Allah şu kulun yüzünü ak etsin ki dediğimi işitir, onu anlar ve sonra onu başkalarına duyurur.
Zira nice ilim taşıyıcıları vardır ki o ilmi tam olarak anlamaktan yoksundur. Nice ilim taşıyıcısı da kendisinden daha iyi anlayacak olana o ilmi taşır. (İbn Mace, Sünen, 1/ 84, 85)
“Bir kimseye bildiği ilimden sorulur da, o da ilmini gizler, cevap vermezse kıyamet günü ağzına ateşten bir gem vurulur.”
(Ahmed b. Hanbel, el-Müsned, 14/5)
Ebû Hüreyre: “Bir ilim öğrenip de, onu anlatmayanın misali, Allah’ın kendisine mal verdiği kişi gibidir ki, o bu malı stoklar ama ondan başkalarına hiç infak etmez.”
(el-Cami’u li Ahlaki’r-Ravi, s. 71)
Ebû Said el-Hudrî:
“Merhaba, ey Rasûlullah (sas)’in bize vasiyet ettiği gençler! Rasûlullah bizlere, meclislerimizde size yer açmamızı ve hadisleri size öğretmemizi emrederdi. Çünkü siz bizim halefimizsiniz ve bizden sonraki Ehl-i Hadis siz olacaksınız.”

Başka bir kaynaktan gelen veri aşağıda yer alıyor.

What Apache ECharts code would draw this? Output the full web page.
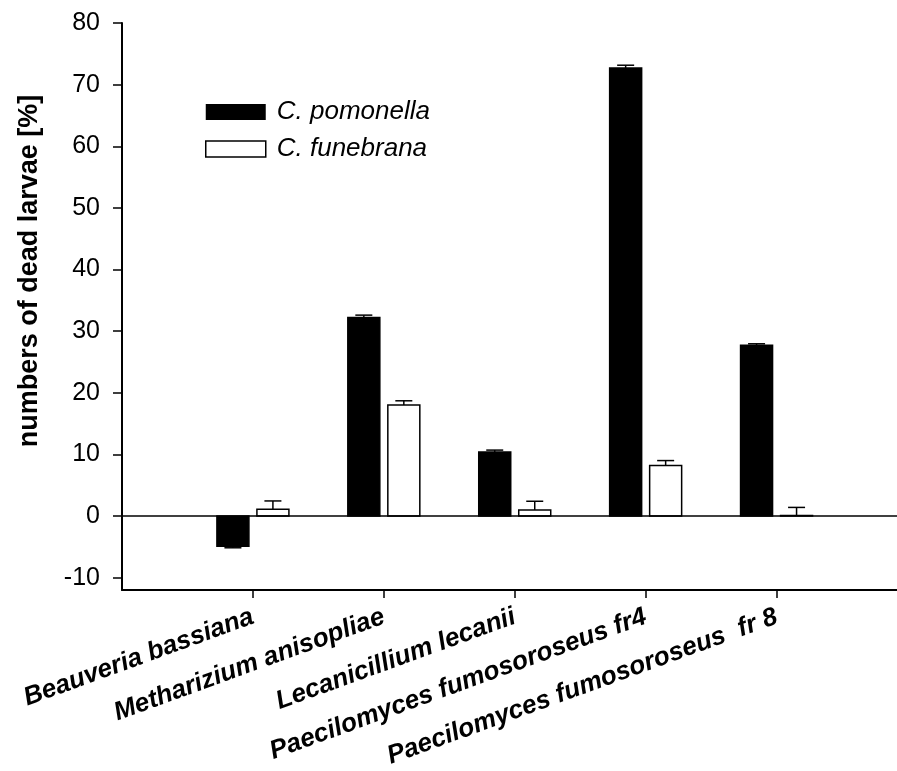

(Beyhakî, Şu‘abü’l-İmân, II, 275)
Abdurrahman b. Ebzâ (ra):
“Peygamber (sas) bir gün hitâb ederek Müslümanlardan bir taifeyi övdü. Sonra şöyle buyurdu: “Bazı kimselere ne oluyor da komşularına fıkıh öğretmiyor, ilim öğretmiyor, vaaz etmiyor, iyiyi emretmiyor ve onları kötülükten alıkoymuyorlar? Diğer bazı kimselere de ne oluyor ki, komşularından ne fıkıh, ne de ilim öğreniyorlar. Onlardan öğüt de almıyorlar. Vallahi insanlar, ya komşularına öğretecekler, onlara öğüt verip iyiyi emredecekler, kötüden de alıkoyacaklar, diğer insanlar da komşularından fıkıh öğrenecek ve öğüt alacaklar, ya da ben onları hemen cezalandıracağım!”
(Taberânî, Mü’cemü’l-Kebir; Heysemî, Mecmaü’z-Zevaid, 1/165)
2- Hadisin dikkat çektiği diğer husus, bir sözün aslını bilmeden hadis olarak aktarılmasıdır.
Buna göre, Peygamberimiz (sas)'e bilerek yalan yere bir söz, bir eylem isnat eden kimsenin cezası cehennemdir.
Bazı alimlere göre bu bir bedduadır. Bazılarına göre bu bir hakikati haber vermektir.
Şekli ne olursa olsun, başka tehdit ifadelerinde olduğu gibi, burada da “Allah’ın affı” bir istisna teşkil eder. Yani, Allah dilerse bu kimseyi affeder, dilerse cezalandırır. (bk. Nevevi, 1/67-69) Ayrıca şu da bir gerçektir ki, hadislerin hepsi bellidir ve kayıt altındadır. Fakat maalesef insanlar kaynağına bakmadan önlerine gelen herhangi bir sözü, çok kolay bir şekilde hadismiş gibi aktarabilmektedir. Sorumluluğu bilip ona göre davranmak en güzel olanıdır.
3- Yine hadisten anlaşıldığı üzere, muhtemelen insanlar tarafından -kendisinden hadis rivayet etme ve İsrailiyattaki (Yahudi ve Hristiyan kaynaklarında geçen) kıssaları aktarma konusunda- kendisine soru sorulmuş, O da söz konusu bu cevabı verdikten sonra bu son cümleye dikkat çekmiştir.
İsrailiyyat denilen bilgiye verilen ruhsat, İslam’ın temel prensipleriyle çelişmeyen bilgilerle ilgilidir. (bk. İbn Hacer, 6/498; Umdetu’l-Kari, 12/97)
Oradaki bilgiler ayet ve hadislerde yer alan bilgilerle çelişmiyorsa ya da tevhid inancını zedeleyecek unsurlar içermiyorsa aktarılmasında bir beis yoktur. Bunun zıddı ise yani dinin ruhuna ters düşen bilgiler ise, onları da aktarmak doğru değildir.
Tebliğ güzel olandır. Fakat tebliğ yaparken neyin ne olduğunu çok ince eleyip, sık dokumak gerekir. Tebliğ yapıyorum diyerek, önüne gelen her bilgiyi aktarmak tebliğ değildir.
Ve gerçek tebliğ vazifesi de, Allah'ın sevdiği kullarına bir lütfudur. Herkese nasip olmaz.